# New Pics - June 29, 2006



## TAWhatley (Mar 6, 2001)

http://www.rims.net/2006Jun29

Terry


----------



## pdpbison (Mar 15, 2005)

Wow...!


Such cuties! Each and every one...


Phil
el v


----------



## TerriB (Nov 16, 2003)

Other than being abandoned, this batch of ducks seem in good shape. At least they had some company! Sure glad you are helping them along!


----------



## Skyeking (Jan 17, 2003)

Great looking baby ducklings.

I want to thank all who were involved in rescuing these youngsters, and especially you, Terry.

Carolina has such a sweet little face! 

They are all so cute!


----------



## feralpigeon (Feb 14, 2005)

Especially like the little Pekin duck babies, but they are all so adorable.
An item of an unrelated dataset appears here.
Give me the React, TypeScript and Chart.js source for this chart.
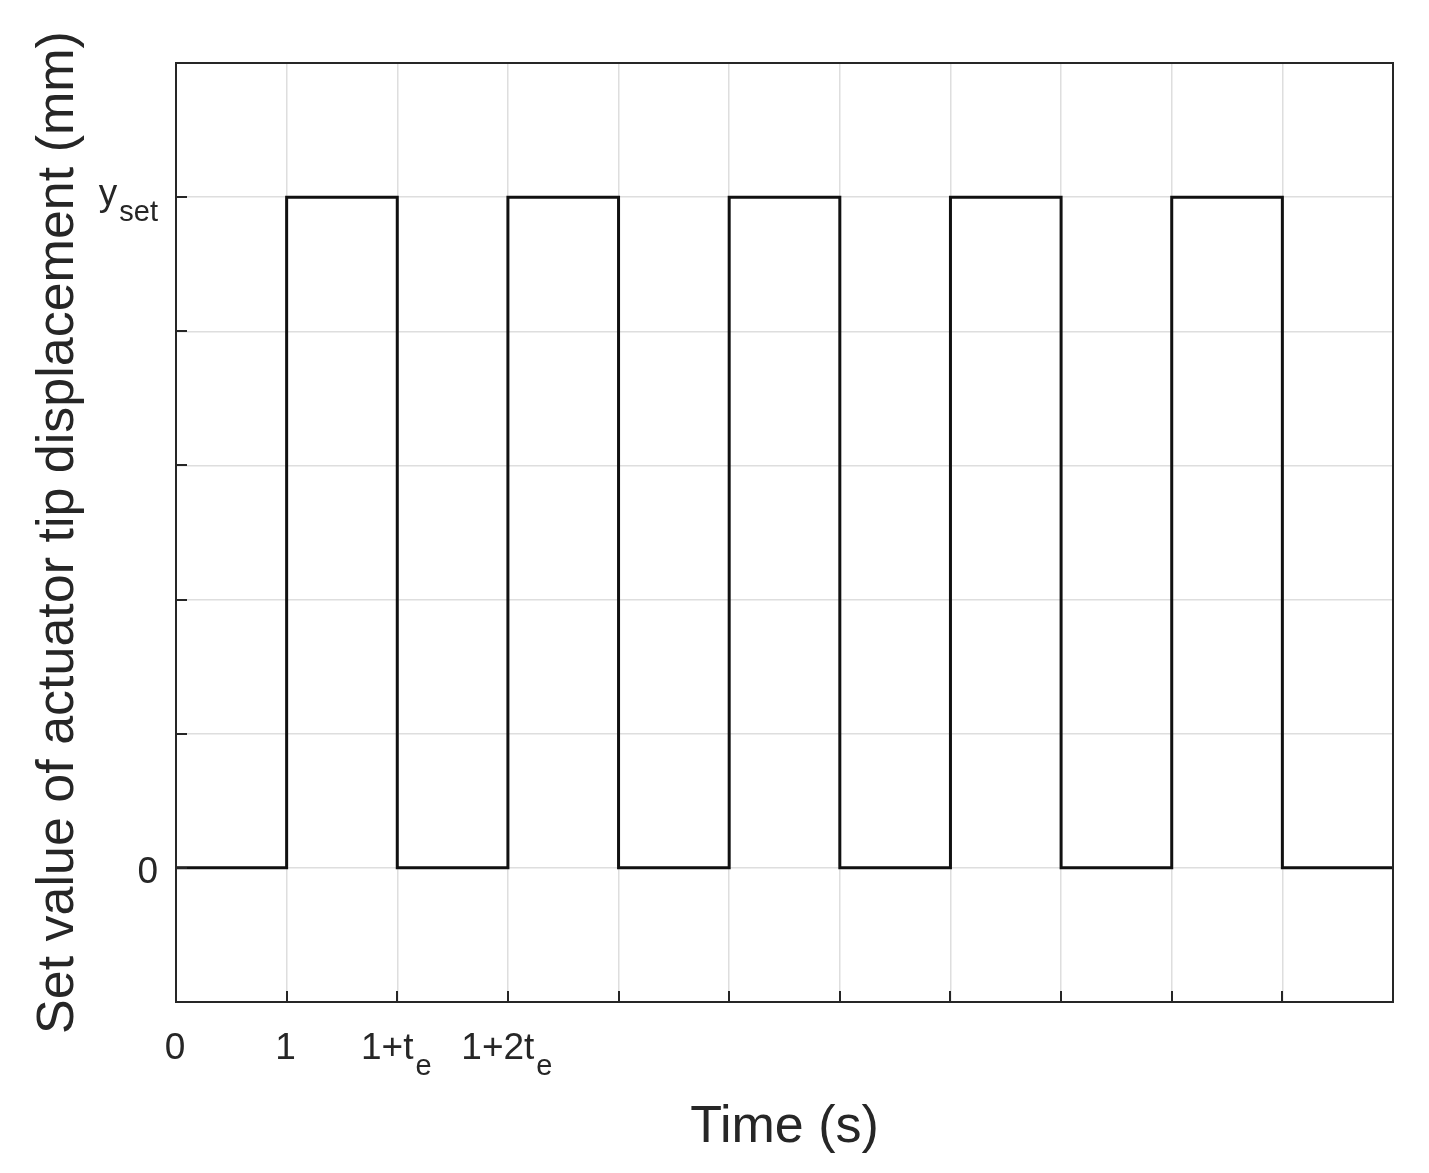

Carolina does have a very sweet face, what's happening w/her, Terry?

fp


----------



## TAWhatley (Mar 6, 2001)

Carolina (the pigeon) is the bird that our member, Carolina, drove down to me from the LA area. The bird has a broken leg which was causing the toes to curl up. The leg has been set and a pigeon bootie put on for the toes. I think she will heal up just fine. It was very kind of Carolina to drive Carolina all the way here.

Terry


----------



## Pete Jasinski (Jan 2, 2005)

They're all so adorable! Give Carolina a big scritch & kiss from me


----------



## Garye (Feb 20, 2005)

I love Carolina, it is a cutey. Hope the leg heals fine so it can get about on its own.

Pigeons, they were just made to be loved.


----------



## TerriB (Nov 16, 2003)

Glad that Carolina's injury is treatable. Hope she has a smooth recovery!


----------